**Collected data**
◆ ◆ ◆ ◆

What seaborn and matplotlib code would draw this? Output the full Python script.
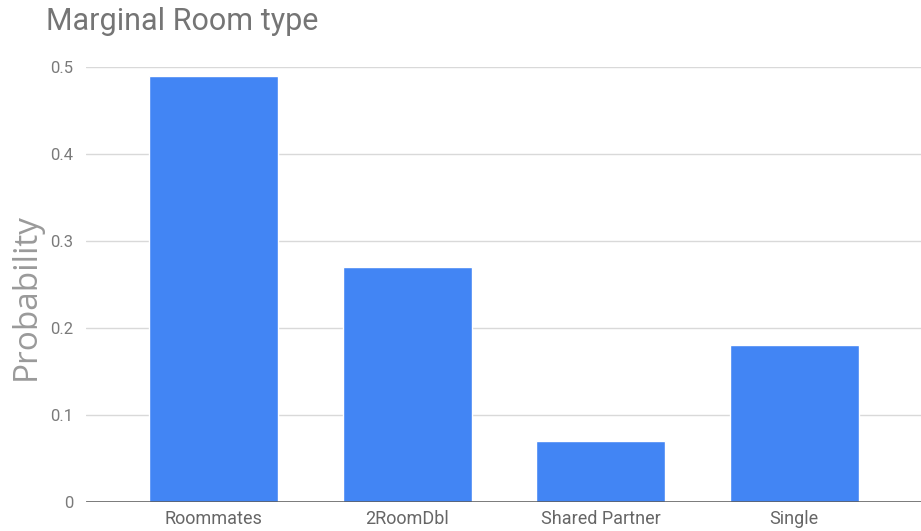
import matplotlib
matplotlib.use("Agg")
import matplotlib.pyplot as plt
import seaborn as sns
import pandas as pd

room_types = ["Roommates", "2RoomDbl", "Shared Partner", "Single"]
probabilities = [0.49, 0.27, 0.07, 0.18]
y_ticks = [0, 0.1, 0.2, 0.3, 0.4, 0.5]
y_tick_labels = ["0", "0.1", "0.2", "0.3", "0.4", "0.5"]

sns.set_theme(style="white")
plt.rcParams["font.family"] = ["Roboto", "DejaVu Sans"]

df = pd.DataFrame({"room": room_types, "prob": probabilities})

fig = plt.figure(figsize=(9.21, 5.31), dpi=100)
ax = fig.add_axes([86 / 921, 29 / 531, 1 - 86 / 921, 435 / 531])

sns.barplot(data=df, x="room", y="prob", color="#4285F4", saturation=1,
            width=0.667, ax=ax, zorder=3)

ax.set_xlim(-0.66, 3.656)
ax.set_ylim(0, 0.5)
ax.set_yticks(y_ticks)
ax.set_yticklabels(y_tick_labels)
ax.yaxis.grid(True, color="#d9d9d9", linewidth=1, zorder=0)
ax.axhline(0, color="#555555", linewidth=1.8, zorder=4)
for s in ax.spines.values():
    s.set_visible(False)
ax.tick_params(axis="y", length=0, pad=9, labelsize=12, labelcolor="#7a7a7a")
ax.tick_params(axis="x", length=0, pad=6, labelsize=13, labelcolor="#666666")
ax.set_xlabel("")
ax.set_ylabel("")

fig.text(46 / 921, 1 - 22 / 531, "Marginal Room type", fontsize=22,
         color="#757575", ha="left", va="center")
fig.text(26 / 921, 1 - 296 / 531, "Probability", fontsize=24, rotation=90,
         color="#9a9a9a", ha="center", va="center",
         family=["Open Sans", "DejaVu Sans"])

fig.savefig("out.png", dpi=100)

◆ ◆ ◆ ◆

**Written instruction**
Return every line containing "seaborn".

**Exercise result**
What seaborn and matplotlib code would draw this? Output the full Python script.
import seaborn as sns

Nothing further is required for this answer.